Au-delà du cas des contaminations transfusionnelles, ce dossier est exemplaire en ce qu’il illustre les difficultés que rencontrent plus généralement les assureurs et leurs réassureurs pour couvrir les risques de responsabilité médicale, en raison du changement constant du cadre juridique, qu’il soit le fait de la jurisprudence ou du législateur.
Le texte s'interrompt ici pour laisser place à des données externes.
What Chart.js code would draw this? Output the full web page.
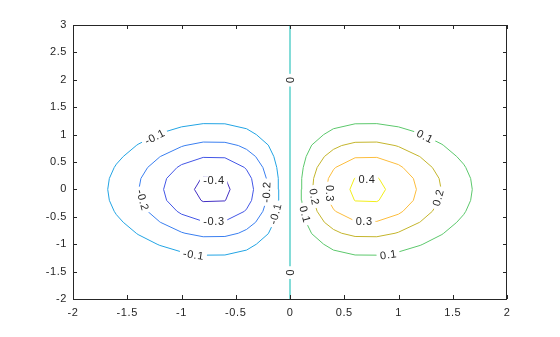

Or la stabilité est indispensable pour gérer et porter les engagements concernant des risques pouvant se manifester sur le long terme.
En l’occurrence, l’article 39 du PLFSS remet en cause sur le plan juridique et financier la portée des garanties données par les assureurs voilà plus de vingt ou trente ans pour les activités de soins accomplies à l’époque ! Un tel projet ne peut que confirmer la désaffection de la majorité des assureurs pour l’assurance de la responsabilité civile médicale et provoquer le départ de ceux, déjà si peu nombreux, qui s’intéressent encore à la protection des professionnels et des organisations de santé.
Il convient de rétablir, au niveau de l’action subrogatoire de l’ONIAM, une logique de responsabilité tenant compte des mécanismes indispensables au fonctionnement de l’assurance.
Enfin, les dispositions envisagées encourent la critique sur le plan juridique, tant devant le Conseil Constitutionnel que devant la Cour européenne des droits de l’homme, notamment en raison de l’atteinte au principe de sécurité juridique.
Il faudrait, me semble-t-il, reprendre les dispositions prévues par l’article 67 de la loi de financement de la sécurité sociale pour 2009 du 17 décembre 2008 et calquer l’action subrogatoire de l’ONIAM et des tiers payeurs en matière d’indemnisation des victimes du VHC sur celle qui est actuellement prévue par l’article L. 3122-4 du code de la santé publique en matière de contamination par le VIH : l’Office ne peut engager d’action au titre de cette subrogation que lorsque le dommage est imputable à une faute.
Cette modification répondrait par ailleurs à la volonté exprimée dans l’exposé des motifs du PLFSS adopté en conseil des ministres : « La rédaction des dispositions en cause est en outre harmonisée avec celle retenue en matière d’indemnisation des victimes de préjudices résultant de contaminations par le virus d’immunodéficience humaine. »
Je souligne de nouveau que, paradoxalement, l'article 39, dans la rédaction résultant des amendements du Gouvernement votés par l’Assemblée nationale, prévoit exactement l’inverse s’agissant de l’action subrogatoire.
Toujours est-il que, dans un souci de sécurité juridique et de stabilisation de l’assurance de responsabilité civile médicale, une modification de cet article me paraît indispensable afin de stabiliser les règles juridiques et de réaffirmer, comme pour les contaminations par le VIH, que l’ONIAM ne peut exercer d’action subrogatoire qu’en cas de preuve d’une faute.